- Directed by: Igor Drljaca
- Written by: Igor Drljaca
- Produced by: Igor Drljaca
- Edited by: Igor Drljaca
- Production company: Timelapse Pictures
- Release date: September 11, 2011 (TIFF);
- Running time: 9 minutes
- Country: Canada
- Languages: Bosnian Serbo-Croatian

= The Fuse: Or How I Burned Simon Bolivar =

Canadian documentary by Igor Drljaca

The Fuse: Or How I Burned Simon Bolivar (Kako sam Zapalio Simona Bolivara) is a 2011 Canadian documentary short film directed by Igor Drljaca. The film recounts Drljaca's childhood belief that he was personally responsible for the outbreak of the Bosnian Civil War because he tried to avoid a poor grade on a school assignment. He revisits family VHS tapes to recount how his childhood collides with forces he couldn't possibly comprehend.
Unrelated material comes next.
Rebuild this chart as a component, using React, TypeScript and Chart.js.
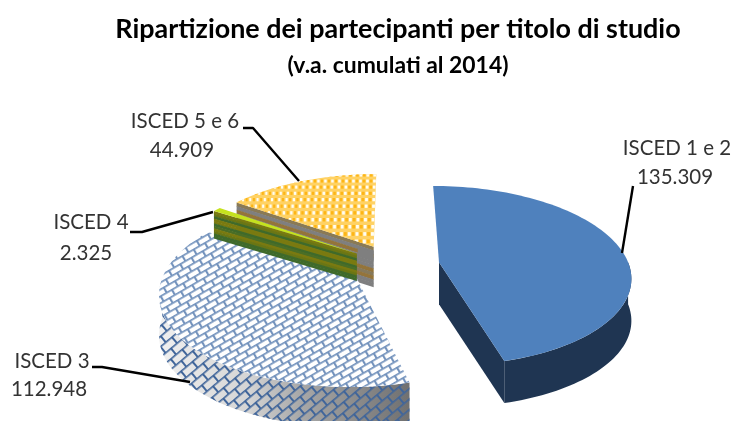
import React, { useEffect, useRef } from "react";
import { Chart, registerables } from "chart.js";

Chart.register(...registerables);

const titleText = "Ripartizione dei partecipanti per titolo di studio";
const subtitleText = "(v.a. cumulati al 2014)";
const categories = ["ISCED 1 e 2", "ISCED 3", "ISCED 4", "ISCED 5 e 6"];
const values = [135309, 112948, 2325, 44909];

// label anchors: [x1, y1, x2, y2] text centres, then the leader polyline
const labelCentres = [
  [677, 148, 675, 177],
  [52, 361, 49, 389],
  [91, 222, 86, 253],
  [185, 121, 182, 150],
];
const leaders = [
  [[633, 186], [622, 253]],
  [[92, 367], [102, 367], [190, 382]],
  [[130, 232], [142, 232], [213, 212]],
  [[243, 128], [253, 128], [299, 181]],
];
const wallDepth = [42, 40, 27, 40];

const CX = 394, CY = 265, AX = 190, AY = 88.5, PERSP = 0.15, EXPLODE = 0.24;
const project = (u: number, v: number): [number, number] => {
  const s = 1 / (1 - PERSP * v);
  return [CX + AX * u * s, CY + AY * v * s];
};
const fmt = (n: number) => String(n).replace(/\B(?=(\d{3})+$)/g, ".");

function brickPattern(ctx: CanvasRenderingContext2D, w: number, h: number, lw: number, col: string, angle: number) {
  const c = document.createElement("canvas");
  c.width = w; c.height = h * 2;
  const t = c.getContext("2d")!;
  t.fillStyle = col;
  t.fillRect(0, 0, w, lw);
  t.fillRect(0, h, w, lw);
  t.fillRect(Math.round(w / 4), 0, lw + 0.4, h);
  t.fillRect(Math.round((3 * w) / 4), h, lw + 0.4, h);
  const p = ctx.createPattern(c, "repeat")!;
  p.setTransform(new DOMMatrix().rotate(angle));
  return p;
}

const bandsI4 = ["#7a7a10", "#6a7614", "#3f6a2a", "#7a7a10", "#7a7a10", "#3f6a2a", "#4a6e26", "#7a7a10", "#6a7614", "#3f6a2a", "#3f6a2a"];
const bandsI56 = ["#8a7a55", "#7f7f7f", "#94743a", "#7f7f7f", "#7f7f7f", "#7f7f7f", "#94743a", "#86795a", "#94743a", "#7f7f7f", "#7f7f7f"];

const pie3d = {
  id: "pie3d",
  beforeDatasetsDraw(chart: any) {
    const ctx: CanvasRenderingContext2D = chart.ctx;
    const arcs = chart.getDatasetMeta(0).data;
    const topBrick = brickPattern(ctx, 13, 6, 1.7, "#7493bd", -30);
    const wallBrick = brickPattern(ctx, 15, 8, 1.6, "#40659a", -40);

    const drawSlice = (i: number) => {
      const arc = arcs[i];
      const a0: number = arc.startAngle, a1: number = arc.endAngle;
      const mid = (a0 + a1) / 2;
      const ou = EXPLODE * Math.cos(mid), ov = EXPLODE * Math.sin(mid);
      const rim = (t: number) => project(ou + Math.cos(t), ov + Math.sin(t));
      const apex = project(ou, ov);
      const depth = wallDepth[i];

      const edgeWall = (t: number) => {
        const r = rim(t);
        if (i === 0 || i === 1) {
          ctx.beginPath();
          ctx.moveTo(apex[0], apex[1]); ctx.lineTo(r[0], r[1]);
          ctx.lineTo(r[0], r[1] + depth); ctx.lineTo(apex[0], apex[1] + depth);
          ctx.closePath();
          ctx.fillStyle = i === 0 ? "#1f3552" : "#999";
          ctx.fill();
          return;
        }
        const bands = i === 2 ? bandsI4 : bandsI56;
        bands.forEach((col, b) => {
          const f0 = (b / bands.length) * depth, f1 = ((b + 1) / bands.length) * depth + 0.5;
          ctx.beginPath();
          ctx.moveTo(apex[0], apex[1] + f0); ctx.lineTo(r[0], r[1] + f0);
          ctx.lineTo(r[0], r[1] + f1); ctx.lineTo(apex[0], apex[1] + f1);
          ctx.closePath();
          ctx.fillStyle = col;
          ctx.fill();
        });
        if (i === 3) {
          // the plain grey end of the wall, beyond the narrow slice in front
          ctx.beginPath();
          ctx.moveTo(apex[0], apex[1] + 4);
          ctx.lineTo(apex[0] - 16, apex[1] + 2);
          ctx.lineTo(apex[0] - 16, apex[1] + 10);
          ctx.lineTo(apex[0], apex[1] + 14);
          ctx.closePath();
          ctx.fillStyle = "#7f7f7f";
          ctx.fill();
        }
      };
      if (Math.cos(a0) < -0.01) edgeWall(a0);
      if (Math.cos(a1) > 0.01) edgeWall(a1);

      const lo = Math.max(a0, 0), hi = Math.min(a1, Math.PI);
      if (hi > lo) {
        ctx.beginPath();
        const n = 48;
        for (let k = 0; k <= n; k++) {
          const p = rim(lo + ((hi - lo) * k) / n);
          if (k === 0) ctx.moveTo(p[0], p[1]); else ctx.lineTo(p[0], p[1]);
        }
        for (let k = n; k >= 0; k--) {
          const p = rim(lo + ((hi - lo) * k) / n);
          ctx.lineTo(p[0], p[1] + depth);
        }
        ctx.closePath();
        if (i === 0) {
          ctx.fillStyle = "#1f3552";
          ctx.fill();
        } else {
          const g = ctx.createLinearGradient(160, 0, 410, 0);
          g.addColorStop(0, "#f0f0f0");
          g.addColorStop(0.36, "#d4d4d4");
          g.addColorStop(0.56, "#a8a8a8");
          g.addColorStop(1, "#707070");
          ctx.fillStyle = g;
          ctx.fill();
          ctx.fillStyle = wallBrick;
          ctx.fill();
        }
      }

      const topPath = () => {
        ctx.beginPath();
        ctx.moveTo(apex[0], apex[1]);
        const n = 96;
        for (let k = 0; k <= n; k++) {
          const p = rim(a0 + ((a1 - a0) * k) / n);
          ctx.lineTo(p[0], p[1]);
        }
        ctx.closePath();
      };
      topPath();
      if (i === 0) {
        ctx.fillStyle = "#4f81bd";
        ctx.fill();
      } else if (i === 1) {
        ctx.fillStyle = "#ffffff";
        ctx.fill();
        ctx.fillStyle = topBrick;
        ctx.fill();
      } else if (i === 2) {
        ctx.fillStyle = "#c6e21e";
        ctx.fill();
      } else {
        ctx.fillStyle = "#ffd264";
        ctx.fill();
        ctx.save();
        topPath();
        ctx.clip();
        const du = 0.0215, dv = 0.092;
        for (let r = 0; r < 20; r++) {
          const v = ov - 1.1 + r * dv;
          for (let c = 0; c < 100; c++) {
            const u = ou - 1.05 + c * du;
            const a = project(u, v), b = project(u + du * 0.8, v + dv * 0.5);
            ctx.fillStyle = c % 2 === 0 ? "#fffdf4" : "#fdb515";
            ctx.fillRect(a[0], a[1], b[0] - a[0], b[1] - a[1]);
          }
        }
        ctx.restore();
      }
    };

    [3, 1, 2, 0].forEach(drawSlice);

    ctx.save();
    ctx.strokeStyle = "#000";
    ctx.lineWidth = 2.4;
    ctx.lineJoin = "round";
    leaders.forEach((l) => {
      ctx.beginPath();
      l.forEach((p, k) => (k === 0 ? ctx.moveTo(p[0], p[1]) : ctx.lineTo(p[0], p[1])));
      ctx.stroke();
    });
    ctx.fillStyle = "#333";
    ctx.font = "20.5px Lato";
    ctx.textAlign = "center";
    ctx.textBaseline = "middle";
    categories.forEach((name, i) => {
      const c = labelCentres[i];
      ctx.fillText(name, c[0], c[1]);
      ctx.fillText(fmt(values[i]), c[2], c[3]);
    });
    ctx.restore();
    return false;
  },
};

export default function App() {
  const ref = useRef<HTMLCanvasElement>(null);
  useEffect(() => {
    const chart = new Chart(ref.current!, {
      type: "pie",
      data: { labels: categories, datasets: [{ data: values }] },
      options: {
        animation: false,
        responsive: false,
        layout: { padding: { left: 64 } },
        plugins: {
          legend: { display: false },
          tooltip: { enabled: false },
          title: {
            display: true,
            text: titleText,
            color: "#000",
            font: { family: "Lato", size: 26.9, weight: "bold" },
            padding: { top: 13, bottom: 4 },
          },
          subtitle: {
            display: true,
            text: subtitleText,
            color: "#000",
            font: { family: "Lato", size: 22.9, weight: "bold" },
            padding: { top: 3, bottom: 10 },
          },
        },
      },
      plugins: [pie3d],
    } as any);
    return () => chart.destroy();
  }, []);
  return (
    <canvas
      ref={ref}
      width={732}
      height={421}
      style={{ position: "fixed", left: 0, top: 0, width: 732, height: 421, filter: "blur(0.7px)" }}
    />
  );
}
In doing so, he transforms this deeply personal story of trauma into a much more universal reflection on lost innocence, and how being a child can be accompanied by simultaneous, paradoxical feelings of both boundless power and crushing powerlessness.

The film premiered at the 2011 Toronto International Film Festival, and was named to the festival's annual year-end Canada's Top Ten list. It had its international premiere at South by Southwest in 2012. It was a nominee for Best Short Documentary at the 1st Canadian Screen Awards.